Among the topics covered are making academic decisions, differences between the high school and college academic environment, residential life, and a practical briefing on the Family Educational Rights and Privacy Act (FERPA) and, most importantly, its ramifications for parental access to student information.

A definite strength is the book’s inclusion of over twenty “to do” items, called a Family Checklist, that appear throughout the text. The Family Checklist encourages parents to stay connected as their student transitions into college life. Authors point out that the academic advisor is one of the “few resource persons on campus with whom (the student) will be in contact from his first day of classes through graduation” (p.7). Family Checklist items can serve as meaningful starting points for discussions between first year college students and their families. One example is “We know approximately when mid-terms are over, and we have discussed our student’s results with him.

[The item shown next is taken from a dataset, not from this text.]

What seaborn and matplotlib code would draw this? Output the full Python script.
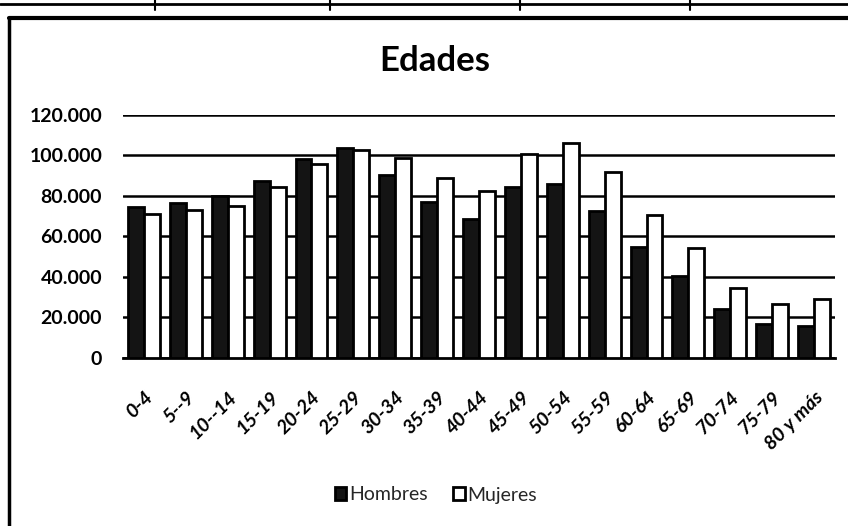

If needed, we have also talked about campus resources to help him” (p. 21).

As a student services representative providing admissions, registration, and academic services at an off-campus site, I would definitely share this book with parents who accompany their children during the admissions process. The book contains information gems helpful not only to parents, but to students as well, such as: the importance of the syllabus; what to do if unsure of academic standing in a class; and the difference between course selection and scheduling.

The authors provide just the right information at a perfect pace; they strongly urge readers to encourage their children to “share responsibilities (with the advisor) for making sure she (the student) is on the right track” (p. 9). I recommend A Family Guide to Academic Advising for the advisor involved with parent orientation programs to give as a parting gift for each family.


A Family Guide to Academic Advising. (2003). Book by Donald C. Smith & Virginia N. Gordon. Review by Deborah Childs. NACADA/National Resource Center for the First-Year Experience. 32 pp., $3.00, (paperback), ISBN #1-889271-42-X.